- Source excerpt:
- - -

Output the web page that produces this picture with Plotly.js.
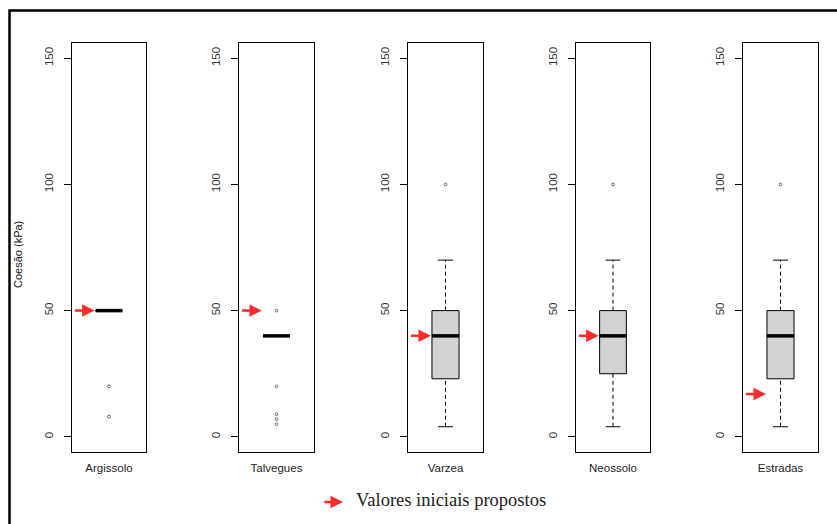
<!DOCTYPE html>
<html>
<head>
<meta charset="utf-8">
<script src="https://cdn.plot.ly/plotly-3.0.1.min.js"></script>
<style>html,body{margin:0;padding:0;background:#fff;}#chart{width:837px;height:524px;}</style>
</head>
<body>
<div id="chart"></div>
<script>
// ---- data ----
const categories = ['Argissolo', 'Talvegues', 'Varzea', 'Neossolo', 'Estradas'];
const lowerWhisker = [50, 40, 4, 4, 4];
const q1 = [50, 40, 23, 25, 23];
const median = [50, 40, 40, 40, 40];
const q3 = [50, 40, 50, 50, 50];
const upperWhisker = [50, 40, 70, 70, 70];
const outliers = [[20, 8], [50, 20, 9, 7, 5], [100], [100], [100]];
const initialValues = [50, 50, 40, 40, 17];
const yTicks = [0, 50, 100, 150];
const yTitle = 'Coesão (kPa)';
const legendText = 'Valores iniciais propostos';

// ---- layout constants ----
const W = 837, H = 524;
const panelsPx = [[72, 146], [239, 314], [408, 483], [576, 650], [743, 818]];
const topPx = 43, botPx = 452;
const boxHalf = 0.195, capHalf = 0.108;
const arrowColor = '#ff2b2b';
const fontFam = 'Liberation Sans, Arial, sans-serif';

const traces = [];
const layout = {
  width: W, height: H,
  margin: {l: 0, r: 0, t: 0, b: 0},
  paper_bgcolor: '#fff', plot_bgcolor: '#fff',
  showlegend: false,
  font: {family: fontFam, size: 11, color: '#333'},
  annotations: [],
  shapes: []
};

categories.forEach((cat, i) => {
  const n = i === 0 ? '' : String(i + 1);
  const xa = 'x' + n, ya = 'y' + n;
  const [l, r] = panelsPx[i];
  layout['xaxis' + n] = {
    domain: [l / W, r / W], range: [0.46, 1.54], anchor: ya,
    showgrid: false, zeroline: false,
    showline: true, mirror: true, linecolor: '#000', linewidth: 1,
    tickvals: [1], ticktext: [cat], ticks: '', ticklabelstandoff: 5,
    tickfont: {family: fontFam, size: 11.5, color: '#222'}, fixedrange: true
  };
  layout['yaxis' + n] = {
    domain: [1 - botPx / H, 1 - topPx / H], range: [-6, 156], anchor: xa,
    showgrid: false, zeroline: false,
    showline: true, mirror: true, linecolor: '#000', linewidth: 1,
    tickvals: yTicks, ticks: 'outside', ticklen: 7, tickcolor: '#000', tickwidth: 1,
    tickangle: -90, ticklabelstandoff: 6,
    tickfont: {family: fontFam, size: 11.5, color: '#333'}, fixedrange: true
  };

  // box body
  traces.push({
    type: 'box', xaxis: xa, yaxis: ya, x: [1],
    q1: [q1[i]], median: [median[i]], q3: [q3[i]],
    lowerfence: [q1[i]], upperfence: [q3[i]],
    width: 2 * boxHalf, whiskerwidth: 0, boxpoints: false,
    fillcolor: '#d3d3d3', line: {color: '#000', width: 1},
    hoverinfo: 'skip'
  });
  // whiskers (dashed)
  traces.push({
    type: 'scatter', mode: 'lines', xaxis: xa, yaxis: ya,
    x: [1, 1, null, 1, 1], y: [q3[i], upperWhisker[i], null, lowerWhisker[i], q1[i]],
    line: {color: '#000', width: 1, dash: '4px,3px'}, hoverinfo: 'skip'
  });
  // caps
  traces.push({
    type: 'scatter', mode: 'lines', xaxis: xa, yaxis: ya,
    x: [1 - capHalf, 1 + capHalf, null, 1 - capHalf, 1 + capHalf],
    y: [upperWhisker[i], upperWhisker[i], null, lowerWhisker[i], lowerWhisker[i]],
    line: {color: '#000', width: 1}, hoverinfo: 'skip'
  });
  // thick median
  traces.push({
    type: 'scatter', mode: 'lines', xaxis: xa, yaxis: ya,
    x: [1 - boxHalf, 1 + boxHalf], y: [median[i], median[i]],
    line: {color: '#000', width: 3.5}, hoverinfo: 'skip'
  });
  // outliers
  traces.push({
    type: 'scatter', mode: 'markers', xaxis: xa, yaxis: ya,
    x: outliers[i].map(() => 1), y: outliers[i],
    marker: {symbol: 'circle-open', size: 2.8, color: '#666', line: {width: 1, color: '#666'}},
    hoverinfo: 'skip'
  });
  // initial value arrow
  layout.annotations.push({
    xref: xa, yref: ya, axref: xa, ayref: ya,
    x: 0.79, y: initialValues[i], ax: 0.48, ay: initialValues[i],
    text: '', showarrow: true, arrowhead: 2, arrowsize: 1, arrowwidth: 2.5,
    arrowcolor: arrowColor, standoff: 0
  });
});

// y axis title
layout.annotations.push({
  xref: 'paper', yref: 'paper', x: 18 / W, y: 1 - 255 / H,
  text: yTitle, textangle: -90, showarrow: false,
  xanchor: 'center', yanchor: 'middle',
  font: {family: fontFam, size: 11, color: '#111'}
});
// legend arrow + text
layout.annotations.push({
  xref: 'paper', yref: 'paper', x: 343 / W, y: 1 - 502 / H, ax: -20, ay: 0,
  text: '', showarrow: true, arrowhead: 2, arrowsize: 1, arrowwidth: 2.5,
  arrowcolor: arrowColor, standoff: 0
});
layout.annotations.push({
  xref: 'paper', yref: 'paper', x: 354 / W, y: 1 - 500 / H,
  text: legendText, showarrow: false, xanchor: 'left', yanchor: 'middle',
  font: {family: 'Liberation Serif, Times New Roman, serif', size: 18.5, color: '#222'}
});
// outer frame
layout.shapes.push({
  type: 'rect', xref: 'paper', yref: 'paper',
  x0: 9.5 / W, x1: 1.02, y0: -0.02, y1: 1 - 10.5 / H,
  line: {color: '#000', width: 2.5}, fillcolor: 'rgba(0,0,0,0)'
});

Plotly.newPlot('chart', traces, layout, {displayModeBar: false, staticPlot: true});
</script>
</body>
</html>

- - -

- Given exercise:
Set down all the data again exactly as above, pictures excluded.

- Answer to the task:
Output the web page that produces this picture with Plotly.js.
<!DOCTYPE html>
<html>
<head>
<meta charset="utf-8">
<script src="https://cdn.plot.ly/plotly-3.0.1.min.js"></script>
<style>html,body{margin:0;padding:0;background:#fff;}#chart{width:837px;height:524px;}</style>
</head>
<body>
<div id="chart"></div>
<script>
// ---- data ----
const categories = ['Argissolo', 'Talvegues', 'Varzea', 'Neossolo', 'Estradas'];
const lowerWhisker = [50, 40, 4, 4, 4];
const q1 = [50, 40, 23, 25, 23];
const median = [50, 40, 40, 40, 40];
const q3 = [50, 40, 50, 50, 50];
const upperWhisker = [50, 40, 70, 70, 70];
const outliers = [[20, 8], [50, 20, 9, 7, 5], [100], [100], [100]];
const initialValues = [50, 50, 40, 40, 17];
const yTicks = [0, 50, 100, 150];
const yTitle = 'Coesão (kPa)';
const legendText = 'Valores iniciais propostos';

// ---- layout constants ----
const W = 837, H = 524;
const panelsPx = [[72, 146], [239, 314], [408, 483], [576, 650], [743, 818]];
const topPx = 43, botPx = 452;
const boxHalf = 0.195, capHalf = 0.108;
const arrowColor = '#ff2b2b';
const fontFam = 'Liberation Sans, Arial, sans-serif';

const traces = [];
const layout = {
  width: W, height: H,
  margin: {l: 0, r: 0, t: 0, b: 0},
  paper_bgcolor: '#fff', plot_bgcolor: '#fff',
  showlegend: false,
  font: {family: fontFam, size: 11, color: '#333'},
  annotations: [],
  shapes: []
};

categories.forEach((cat, i) => {
  const n = i === 0 ? '' : String(i + 1);
  const xa = 'x' + n, ya = 'y' + n;
  const [l, r] = panelsPx[i];
  layout['xaxis' + n] = {
    domain: [l / W, r / W], range: [0.46, 1.54], anchor: ya,
    showgrid: false, zeroline: false,
    showline: true, mirror: true, linecolor: '#000', linewidth: 1,
    tickvals: [1], ticktext: [cat], ticks: '', ticklabelstandoff: 5,
    tickfont: {family: fontFam, size: 11.5, color: '#222'}, fixedrange: true
  };
  layout['yaxis' + n] = {
    domain: [1 - botPx / H, 1 - topPx / H], range: [-6, 156], anchor: xa,
    showgrid: false, zeroline: false,
    showline: true, mirror: true, linecolor: '#000', linewidth: 1,
    tickvals: yTicks, ticks: 'outside', ticklen: 7, tickcolor: '#000', tickwidth: 1,
    tickangle: -90, ticklabelstandoff: 6,
    tickfont: {family: fontFam, size: 11.5, color: '#333'}, fixedrange: true
  };

  // box body
  traces.push({
    type: 'box', xaxis: xa, yaxis: ya, x: [1],
    q1: [q1[i]], median: [median[i]], q3: [q3[i]],
    lowerfence: [q1[i]], upperfence: [q3[i]],
    width: 2 * boxHalf, whiskerwidth: 0, boxpoints: false,
    fillcolor: '#d3d3d3', line: {color: '#000', width: 1},
    hoverinfo: 'skip'
  });
  // whiskers (dashed)
  traces.push({
    type: 'scatter', mode: 'lines', xaxis: xa, yaxis: ya,
    x: [1, 1, null, 1, 1], y: [q3[i], upperWhisker[i], null, lowerWhisker[i], q1[i]],
    line: {color: '#000', width: 1, dash: '4px,3px'}, hoverinfo: 'skip'
  });
  // caps
  traces.push({
    type: 'scatter', mode: 'lines', xaxis: xa, yaxis: ya,
    x: [1 - capHalf, 1 + capHalf, null, 1 - capHalf, 1 + capHalf],
    y: [upperWhisker[i], upperWhisker[i], null, lowerWhisker[i], lowerWhisker[i]],
    line: {color: '#000', width: 1}, hoverinfo: 'skip'
  });
  // thick median
  traces.push({
    type: 'scatter', mode: 'lines', xaxis: xa, yaxis: ya,
    x: [1 - boxHalf, 1 + boxHalf], y: [median[i], median[i]],
    line: {color: '#000', width: 3.5}, hoverinfo: 'skip'
  });
  // outliers
  traces.push({
    type: 'scatter', mode: 'markers', xaxis: xa, yaxis: ya,
    x: outliers[i].map(() => 1), y: outliers[i],
    marker: {symbol: 'circle-open', size: 2.8, color: '#666', line: {width: 1, color: '#666'}},
    hoverinfo: 'skip'
  });
  // initial value arrow
  layout.annotations.push({
    xref: xa, yref: ya, axref: xa, ayref: ya,
    x: 0.79, y: initialValues[i], ax: 0.48, ay: initialValues[i],
    text: '', showarrow: true, arrowhead: 2, arrowsize: 1, arrowwidth: 2.5,
    arrowcolor: arrowColor, standoff: 0
  });
});

// y axis title
layout.annotations.push({
  xref: 'paper', yref: 'paper', x: 18 / W, y: 1 - 255 / H,
  text: yTitle, textangle: -90, showarrow: false,
  xanchor: 'center', yanchor: 'middle',
  font: {family: fontFam, size: 11, color: '#111'}
});
// legend arrow + text
layout.annotations.push({
  xref: 'paper', yref: 'paper', x: 343 / W, y: 1 - 502 / H, ax: -20, ay: 0,
  text: '', showarrow: true, arrowhead: 2, arrowsize: 1, arrowwidth: 2.5,
  arrowcolor: arrowColor, standoff: 0
});
layout.annotations.push({
  xref: 'paper', yref: 'paper', x: 354 / W, y: 1 - 500 / H,
  text: legendText, showarrow: false, xanchor: 'left', yanchor: 'middle',
  font: {family: 'Liberation Serif, Times New Roman, serif', size: 18.5, color: '#222'}
});
// outer frame
layout.shapes.push({
  type: 'rect', xref: 'paper', yref: 'paper',
  x0: 9.5 / W, x1: 1.02, y0: -0.02, y1: 1 - 10.5 / H,
  line: {color: '#000', width: 2.5}, fillcolor: 'rgba(0,0,0,0)'
});

Plotly.newPlot('chart', traces, layout, {displayModeBar: false, staticPlot: true});
</script>
</body>
</html>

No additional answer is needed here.